Ideally, the feedback loop initiated with this survey doesn’t need to end here. Consider this a response to your responses; if you care to keep this going, give us a response to this response to your responses.

In any case, thanks for filling out the survey. It helps a lot.

Tri-campus coverage

A number of you told us to improve our coverage of campuses besides UTSG. This is valid, and it speaks to an age-old problem The Varsity has faced.

Our office is situated in the heart of downtown Toronto. We’re surrounded by a city buzzing with stories, and as a consequence, we sometimes miss the stories further away. But we want to change this.

It goes without saying that the Mississauga and Scarborough campuses carry the same public interest as St. George. More importantly, to cover these two extensively is simply to fulfil our mandate.

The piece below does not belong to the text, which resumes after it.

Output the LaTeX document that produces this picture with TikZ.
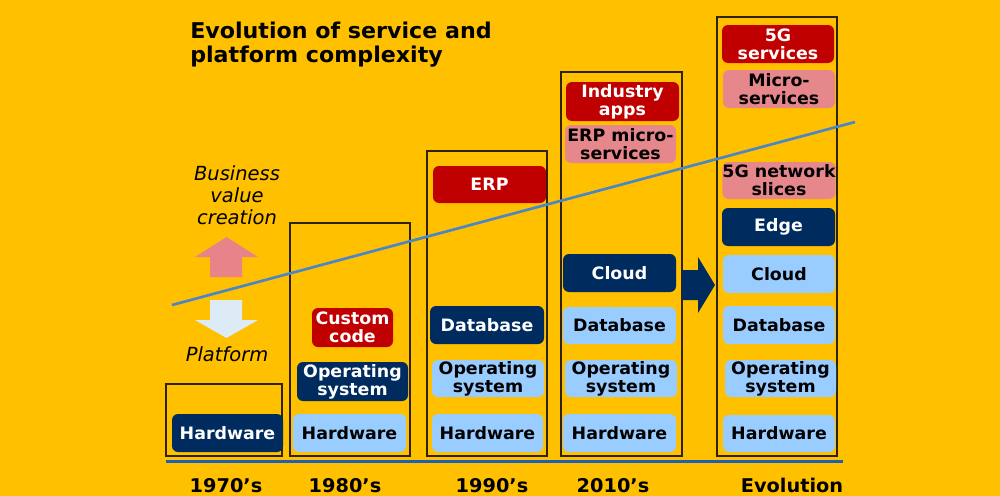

We’re considering how we can improve our coverage of the UTM and UTSC campuses — what we need in order to do so, and how we can do that soon.

For now, if you have the time, read this week’s cover story on the SCSU elections or the Students For Life legal case against the UTMSU. We’ve been covering these stories since their outbreak, and we’ll be following them closely as they unfold. While there’s always room for improvement, we hope these stories serve as a testament to our commitment to tri-campus coverage.

The political spectrum

There is a tendency to judge the political leanings of a newspaper by its opinion section. When flipping through the weekly issue, a reader who discovers a majority of left-leaning opinions might assume these opinions to be a reflection of the views of the staff who work there. Some of the responses we received in this survey appear to support this notion.

I’d like to offer a slightly different perspective: the opinions offered in our paper are merely a reflection of those who bother to volunteer with us.

I want to assure you that, as a paper that values debate and free speech, we have no intention of producing opinions that prescribe to one ideology or another. We publish those who strive to write us well-written, substantiated arguments.

In total sincerity, I’d highly encourage you to write for our opinion section. If you think there’s an important perspective that’s missing in our paper, consider writing it for us. This is obviously not convenient for everyone, but these sections are comprised of volunteers — anyone who has written for us has put their studies aside to present our readers their opinion.

Resources

Many of you asked for more ‘resource’-related articles in our paper. You wanted to know what events were happening on campus, what courses to take, and as one respondent put so eloquently, how to get a job after graduation (spoiler: we don’t know).

We can do this. If you’re reading the print version of this article, look below. On a weekly basis, we’ve been posting a listing of weekly events happening around town. As we’ve been doing since the beginning of the year, we’ll continue writing explainers and breakdowns in our News section. I’d suggest flipping to page 7, where our Deputy News Editor explains the function of Governing Council in light of its upcoming elections.

“Less poor humour”

To the respondent who wrote this: we hear you, loud and clear.